start

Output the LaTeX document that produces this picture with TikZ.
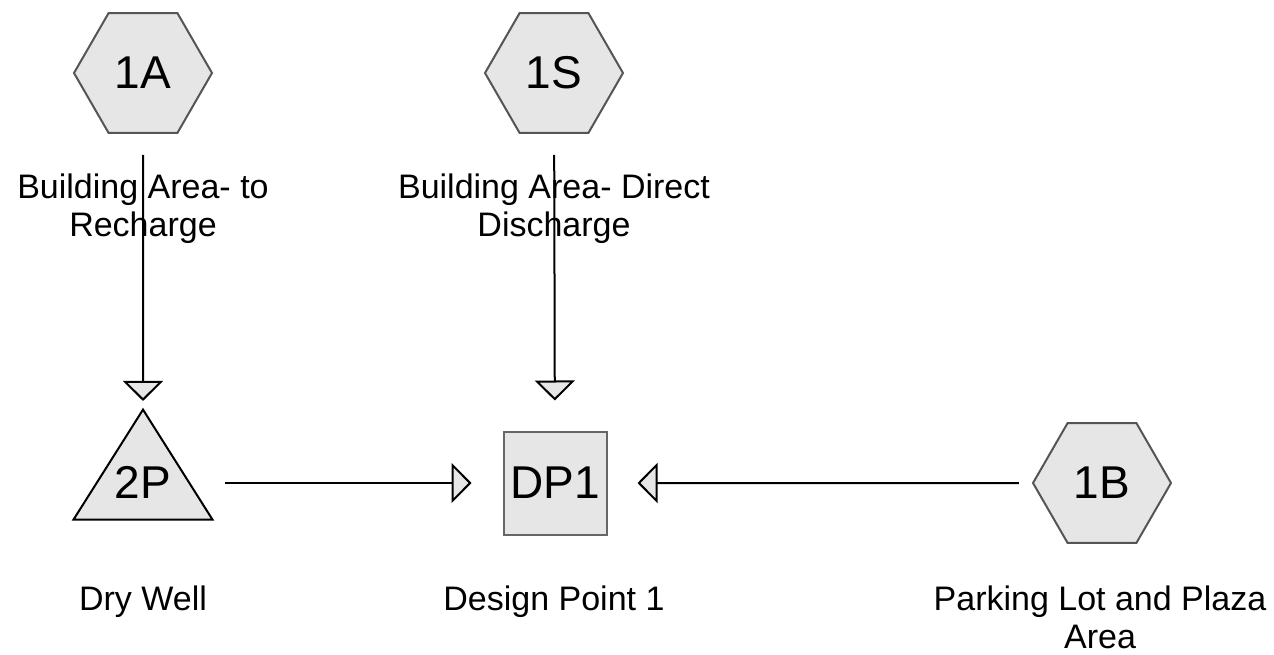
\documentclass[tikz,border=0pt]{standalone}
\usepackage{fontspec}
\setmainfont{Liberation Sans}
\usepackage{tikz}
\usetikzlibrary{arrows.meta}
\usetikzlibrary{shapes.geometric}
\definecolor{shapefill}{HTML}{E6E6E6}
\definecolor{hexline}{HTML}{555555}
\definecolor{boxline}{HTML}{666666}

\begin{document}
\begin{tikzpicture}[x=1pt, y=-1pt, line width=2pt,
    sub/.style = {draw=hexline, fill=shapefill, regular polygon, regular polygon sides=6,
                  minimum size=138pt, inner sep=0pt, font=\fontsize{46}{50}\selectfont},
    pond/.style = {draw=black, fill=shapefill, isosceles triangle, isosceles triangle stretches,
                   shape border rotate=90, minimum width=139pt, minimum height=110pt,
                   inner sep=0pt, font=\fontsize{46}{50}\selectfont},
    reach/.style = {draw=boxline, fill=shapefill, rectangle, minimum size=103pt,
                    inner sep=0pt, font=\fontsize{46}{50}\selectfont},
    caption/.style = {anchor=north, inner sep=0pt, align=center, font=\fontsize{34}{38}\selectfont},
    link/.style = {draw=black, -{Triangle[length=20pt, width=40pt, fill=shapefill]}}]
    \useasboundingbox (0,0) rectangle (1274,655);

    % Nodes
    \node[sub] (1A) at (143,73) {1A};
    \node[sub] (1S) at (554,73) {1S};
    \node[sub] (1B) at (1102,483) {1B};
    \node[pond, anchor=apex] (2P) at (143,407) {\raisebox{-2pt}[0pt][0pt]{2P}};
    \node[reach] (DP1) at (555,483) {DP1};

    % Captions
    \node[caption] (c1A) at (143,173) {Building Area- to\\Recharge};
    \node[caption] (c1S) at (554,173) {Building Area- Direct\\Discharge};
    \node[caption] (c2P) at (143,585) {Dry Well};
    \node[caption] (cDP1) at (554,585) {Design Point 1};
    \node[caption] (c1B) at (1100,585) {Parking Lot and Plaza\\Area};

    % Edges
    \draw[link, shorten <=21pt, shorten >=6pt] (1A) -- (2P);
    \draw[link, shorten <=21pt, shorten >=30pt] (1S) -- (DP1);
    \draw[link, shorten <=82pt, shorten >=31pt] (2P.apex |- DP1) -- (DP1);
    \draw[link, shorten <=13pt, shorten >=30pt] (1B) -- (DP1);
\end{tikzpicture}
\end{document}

end

▶ [TASK STATEMENT]
Output a faithful copy of the data, with each picture left out.

▶ [TASK OUTPUT]
Output the LaTeX document that produces this picture with TikZ.
\documentclass[tikz,border=0pt]{standalone}
\usepackage{fontspec}
\setmainfont{Liberation Sans}
\usepackage{tikz}
\usetikzlibrary{arrows.meta}
\usetikzlibrary{shapes.geometric}
\definecolor{shapefill}{HTML}{E6E6E6}
\definecolor{hexline}{HTML}{555555}
\definecolor{boxline}{HTML}{666666}

\begin{document}
\begin{tikzpicture}[x=1pt, y=-1pt, line width=2pt,
    sub/.style = {draw=hexline, fill=shapefill, regular polygon, regular polygon sides=6,
                  minimum size=138pt, inner sep=0pt, font=\fontsize{46}{50}\selectfont},
    pond/.style = {draw=black, fill=shapefill, isosceles triangle, isosceles triangle stretches,
                   shape border rotate=90, minimum width=139pt, minimum height=110pt,
                   inner sep=0pt, font=\fontsize{46}{50}\selectfont},
    reach/.style = {draw=boxline, fill=shapefill, rectangle, minimum size=103pt,
                    inner sep=0pt, font=\fontsize{46}{50}\selectfont},
    caption/.style = {anchor=north, inner sep=0pt, align=center, font=\fontsize{34}{38}\selectfont},
    link/.style = {draw=black, -{Triangle[length=20pt, width=40pt, fill=shapefill]}}]
    \useasboundingbox (0,0) rectangle (1274,655);

    % Nodes
    \node[sub] (1A) at (143,73) {1A};
    \node[sub] (1S) at (554,73) {1S};
    \node[sub] (1B) at (1102,483) {1B};
    \node[pond, anchor=apex] (2P) at (143,407) {\raisebox{-2pt}[0pt][0pt]{2P}};
    \node[reach] (DP1) at (555,483) {DP1};

    % Captions
    \node[caption] (c1A) at (143,173) {Building Area- to\\Recharge};
    \node[caption] (c1S) at (554,173) {Building Area- Direct\\Discharge};
    \node[caption] (c2P) at (143,585) {Dry Well};
    \node[caption] (cDP1) at (554,585) {Design Point 1};
    \node[caption] (c1B) at (1100,585) {Parking Lot and Plaza\\Area};

    % Edges
    \draw[link, shorten <=21pt, shorten >=6pt] (1A) -- (2P);
    \draw[link, shorten <=21pt, shorten >=30pt] (1S) -- (DP1);
    \draw[link, shorten <=82pt, shorten >=31pt] (2P.apex |- DP1) -- (DP1);
    \draw[link, shorten <=13pt, shorten >=30pt] (1B) -- (DP1);
\end{tikzpicture}
\end{document}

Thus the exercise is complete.